## Task directions
Reproduce the lines of the material exactly, excluding every image.
::::::::
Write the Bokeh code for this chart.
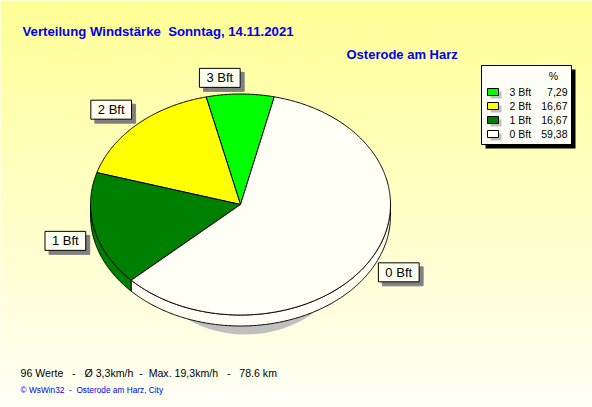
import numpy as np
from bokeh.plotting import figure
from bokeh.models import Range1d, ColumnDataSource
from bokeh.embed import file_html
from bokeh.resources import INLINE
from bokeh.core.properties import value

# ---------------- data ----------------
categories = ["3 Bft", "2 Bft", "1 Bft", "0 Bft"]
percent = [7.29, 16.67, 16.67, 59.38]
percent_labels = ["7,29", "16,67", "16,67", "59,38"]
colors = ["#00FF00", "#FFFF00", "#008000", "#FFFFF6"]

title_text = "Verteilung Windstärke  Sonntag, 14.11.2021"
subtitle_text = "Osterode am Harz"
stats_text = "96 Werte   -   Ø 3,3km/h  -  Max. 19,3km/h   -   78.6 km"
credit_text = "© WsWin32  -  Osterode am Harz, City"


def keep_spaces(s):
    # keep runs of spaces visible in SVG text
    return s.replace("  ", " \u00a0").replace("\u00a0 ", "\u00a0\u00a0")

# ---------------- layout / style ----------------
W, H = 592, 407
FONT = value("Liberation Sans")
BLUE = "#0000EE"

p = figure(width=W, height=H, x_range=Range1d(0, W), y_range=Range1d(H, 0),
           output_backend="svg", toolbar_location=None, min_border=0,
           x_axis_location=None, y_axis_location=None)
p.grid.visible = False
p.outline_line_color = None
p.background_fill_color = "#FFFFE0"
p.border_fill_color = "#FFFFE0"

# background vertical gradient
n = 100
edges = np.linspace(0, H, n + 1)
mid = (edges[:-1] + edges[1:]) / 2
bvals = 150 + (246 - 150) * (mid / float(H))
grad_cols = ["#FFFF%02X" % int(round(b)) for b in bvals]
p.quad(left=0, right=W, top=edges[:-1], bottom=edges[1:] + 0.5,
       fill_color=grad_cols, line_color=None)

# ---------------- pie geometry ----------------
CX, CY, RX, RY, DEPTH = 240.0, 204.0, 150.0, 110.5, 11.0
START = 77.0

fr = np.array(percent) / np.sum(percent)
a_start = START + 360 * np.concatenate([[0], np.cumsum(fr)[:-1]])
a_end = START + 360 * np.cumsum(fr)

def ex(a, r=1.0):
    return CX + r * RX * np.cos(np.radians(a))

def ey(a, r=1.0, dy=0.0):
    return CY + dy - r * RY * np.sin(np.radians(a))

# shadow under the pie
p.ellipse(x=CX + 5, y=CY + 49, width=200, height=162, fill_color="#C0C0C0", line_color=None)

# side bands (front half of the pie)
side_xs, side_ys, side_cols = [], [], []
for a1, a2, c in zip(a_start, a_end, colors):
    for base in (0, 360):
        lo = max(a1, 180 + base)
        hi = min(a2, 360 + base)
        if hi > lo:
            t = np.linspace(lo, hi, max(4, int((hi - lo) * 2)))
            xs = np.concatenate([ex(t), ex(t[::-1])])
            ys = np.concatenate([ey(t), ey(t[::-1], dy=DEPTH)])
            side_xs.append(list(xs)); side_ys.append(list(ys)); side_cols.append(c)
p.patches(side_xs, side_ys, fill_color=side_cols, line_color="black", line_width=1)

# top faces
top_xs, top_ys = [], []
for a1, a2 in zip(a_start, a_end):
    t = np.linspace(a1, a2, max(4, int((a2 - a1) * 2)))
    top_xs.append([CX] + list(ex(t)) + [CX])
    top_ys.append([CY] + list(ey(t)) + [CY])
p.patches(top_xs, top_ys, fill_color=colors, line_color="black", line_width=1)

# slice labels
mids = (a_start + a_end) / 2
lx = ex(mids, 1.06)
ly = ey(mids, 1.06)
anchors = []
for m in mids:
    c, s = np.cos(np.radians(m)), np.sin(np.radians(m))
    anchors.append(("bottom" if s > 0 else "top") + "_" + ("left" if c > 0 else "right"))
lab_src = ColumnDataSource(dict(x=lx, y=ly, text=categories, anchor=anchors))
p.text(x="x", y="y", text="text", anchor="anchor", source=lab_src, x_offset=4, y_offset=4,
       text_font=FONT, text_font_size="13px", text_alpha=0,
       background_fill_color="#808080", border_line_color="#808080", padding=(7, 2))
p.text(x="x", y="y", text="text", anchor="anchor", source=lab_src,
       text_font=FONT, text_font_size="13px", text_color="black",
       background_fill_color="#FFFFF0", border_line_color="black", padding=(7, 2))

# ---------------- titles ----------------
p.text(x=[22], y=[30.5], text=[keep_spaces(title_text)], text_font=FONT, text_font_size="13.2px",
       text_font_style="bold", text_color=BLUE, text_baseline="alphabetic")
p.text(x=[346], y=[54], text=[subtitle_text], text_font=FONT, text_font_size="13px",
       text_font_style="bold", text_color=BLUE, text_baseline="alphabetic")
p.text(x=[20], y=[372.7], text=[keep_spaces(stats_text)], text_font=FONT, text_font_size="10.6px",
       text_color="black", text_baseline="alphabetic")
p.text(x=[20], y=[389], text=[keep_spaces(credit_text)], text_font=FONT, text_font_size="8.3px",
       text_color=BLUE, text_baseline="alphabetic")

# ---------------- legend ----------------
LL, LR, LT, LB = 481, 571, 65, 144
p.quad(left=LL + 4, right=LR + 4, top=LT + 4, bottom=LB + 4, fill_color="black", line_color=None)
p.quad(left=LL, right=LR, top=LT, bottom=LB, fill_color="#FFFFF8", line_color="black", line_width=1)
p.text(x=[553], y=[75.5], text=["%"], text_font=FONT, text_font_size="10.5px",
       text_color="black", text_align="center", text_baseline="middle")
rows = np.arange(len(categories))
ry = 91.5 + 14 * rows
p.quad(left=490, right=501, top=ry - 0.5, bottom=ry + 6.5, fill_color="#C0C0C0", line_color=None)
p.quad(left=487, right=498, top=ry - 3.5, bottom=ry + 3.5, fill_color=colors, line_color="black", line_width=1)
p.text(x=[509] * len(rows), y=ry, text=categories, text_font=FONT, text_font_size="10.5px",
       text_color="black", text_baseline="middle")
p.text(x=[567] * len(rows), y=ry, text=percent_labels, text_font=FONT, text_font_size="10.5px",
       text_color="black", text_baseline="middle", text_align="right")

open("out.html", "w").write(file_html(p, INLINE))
::::::::
## Exercise response
Write the Bokeh code for this chart.
import numpy as np
from bokeh.plotting import figure
from bokeh.models import Range1d, ColumnDataSource
from bokeh.embed import file_html
from bokeh.resources import INLINE
from bokeh.core.properties import value

# ---------------- data ----------------
categories = ["3 Bft", "2 Bft", "1 Bft", "0 Bft"]
percent = [7.29, 16.67, 16.67, 59.38]
percent_labels = ["7,29", "16,67", "16,67", "59,38"]
colors = ["#00FF00", "#FFFF00", "#008000", "#FFFFF6"]

title_text = "Verteilung Windstärke  Sonntag, 14.11.2021"
subtitle_text = "Osterode am Harz"
stats_text = "96 Werte   -   Ø 3,3km/h  -  Max. 19,3km/h   -   78.6 km"
credit_text = "© WsWin32  -  Osterode am Harz, City"


def keep_spaces(s):
    # keep runs of spaces visible in SVG text
    return s.replace("  ", " \u00a0").replace("\u00a0 ", "\u00a0\u00a0")

# ---------------- layout / style ----------------
W, H = 592, 407
FONT = value("Liberation Sans")
BLUE = "#0000EE"

p = figure(width=W, height=H, x_range=Range1d(0, W), y_range=Range1d(H, 0),
           output_backend="svg", toolbar_location=None, min_border=0,
           x_axis_location=None, y_axis_location=None)
p.grid.visible = False
p.outline_line_color = None
p.background_fill_color = "#FFFFE0"
p.border_fill_color = "#FFFFE0"

# background vertical gradient
n = 100
edges = np.linspace(0, H, n + 1)
mid = (edges[:-1] + edges[1:]) / 2
bvals = 150 + (246 - 150) * (mid / float(H))
grad_cols = ["#FFFF%02X" % int(round(b)) for b in bvals]
p.quad(left=0, right=W, top=edges[:-1], bottom=edges[1:] + 0.5,
       fill_color=grad_cols, line_color=None)

# ---------------- pie geometry ----------------
CX, CY, RX, RY, DEPTH = 240.0, 204.0, 150.0, 110.5, 11.0
START = 77.0

fr = np.array(percent) / np.sum(percent)
a_start = START + 360 * np.concatenate([[0], np.cumsum(fr)[:-1]])
a_end = START + 360 * np.cumsum(fr)

def ex(a, r=1.0):
    return CX + r * RX * np.cos(np.radians(a))

def ey(a, r=1.0, dy=0.0):
    return CY + dy - r * RY * np.sin(np.radians(a))

# shadow under the pie
p.ellipse(x=CX + 5, y=CY + 49, width=200, height=162, fill_color="#C0C0C0", line_color=None)

# side bands (front half of the pie)
side_xs, side_ys, side_cols = [], [], []
for a1, a2, c in zip(a_start, a_end, colors):
    for base in (0, 360):
        lo = max(a1, 180 + base)
        hi = min(a2, 360 + base)
        if hi > lo:
            t = np.linspace(lo, hi, max(4, int((hi - lo) * 2)))
            xs = np.concatenate([ex(t), ex(t[::-1])])
            ys = np.concatenate([ey(t), ey(t[::-1], dy=DEPTH)])
            side_xs.append(list(xs)); side_ys.append(list(ys)); side_cols.append(c)
p.patches(side_xs, side_ys, fill_color=side_cols, line_color="black", line_width=1)

# top faces
top_xs, top_ys = [], []
for a1, a2 in zip(a_start, a_end):
    t = np.linspace(a1, a2, max(4, int((a2 - a1) * 2)))
    top_xs.append([CX] + list(ex(t)) + [CX])
    top_ys.append([CY] + list(ey(t)) + [CY])
p.patches(top_xs, top_ys, fill_color=colors, line_color="black", line_width=1)

# slice labels
mids = (a_start + a_end) / 2
lx = ex(mids, 1.06)
ly = ey(mids, 1.06)
anchors = []
for m in mids:
    c, s = np.cos(np.radians(m)), np.sin(np.radians(m))
    anchors.append(("bottom" if s > 0 else "top") + "_" + ("left" if c > 0 else "right"))
lab_src = ColumnDataSource(dict(x=lx, y=ly, text=categories, anchor=anchors))
p.text(x="x", y="y", text="text", anchor="anchor", source=lab_src, x_offset=4, y_offset=4,
       text_font=FONT, text_font_size="13px", text_alpha=0,
       background_fill_color="#808080", border_line_color="#808080", padding=(7, 2))
p.text(x="x", y="y", text="text", anchor="anchor", source=lab_src,
       text_font=FONT, text_font_size="13px", text_color="black",
       background_fill_color="#FFFFF0", border_line_color="black", padding=(7, 2))

# ---------------- titles ----------------
p.text(x=[22], y=[30.5], text=[keep_spaces(title_text)], text_font=FONT, text_font_size="13.2px",
       text_font_style="bold", text_color=BLUE, text_baseline="alphabetic")
p.text(x=[346], y=[54], text=[subtitle_text], text_font=FONT, text_font_size="13px",
       text_font_style="bold", text_color=BLUE, text_baseline="alphabetic")
p.text(x=[20], y=[372.7], text=[keep_spaces(stats_text)], text_font=FONT, text_font_size="10.6px",
       text_color="black", text_baseline="alphabetic")
p.text(x=[20], y=[389], text=[keep_spaces(credit_text)], text_font=FONT, text_font_size="8.3px",
       text_color=BLUE, text_baseline="alphabetic")

# ---------------- legend ----------------
LL, LR, LT, LB = 481, 571, 65, 144
p.quad(left=LL + 4, right=LR + 4, top=LT + 4, bottom=LB + 4, fill_color="black", line_color=None)
p.quad(left=LL, right=LR, top=LT, bottom=LB, fill_color="#FFFFF8", line_color="black", line_width=1)
p.text(x=[553], y=[75.5], text=["%"], text_font=FONT, text_font_size="10.5px",
       text_color="black", text_align="center", text_baseline="middle")
rows = np.arange(len(categories))
ry = 91.5 + 14 * rows
p.quad(left=490, right=501, top=ry - 0.5, bottom=ry + 6.5, fill_color="#C0C0C0", line_color=None)
p.quad(left=487, right=498, top=ry - 3.5, bottom=ry + 3.5, fill_color=colors, line_color="black", line_width=1)
p.text(x=[509] * len(rows), y=ry, text=categories, text_font=FONT, text_font_size="10.5px",
       text_color="black", text_baseline="middle")
p.text(x=[567] * len(rows), y=ry, text=percent_labels, text_font=FONT, text_font_size="10.5px",
       text_color="black", text_baseline="middle", text_align="right")

open("out.html", "w").write(file_html(p, INLINE))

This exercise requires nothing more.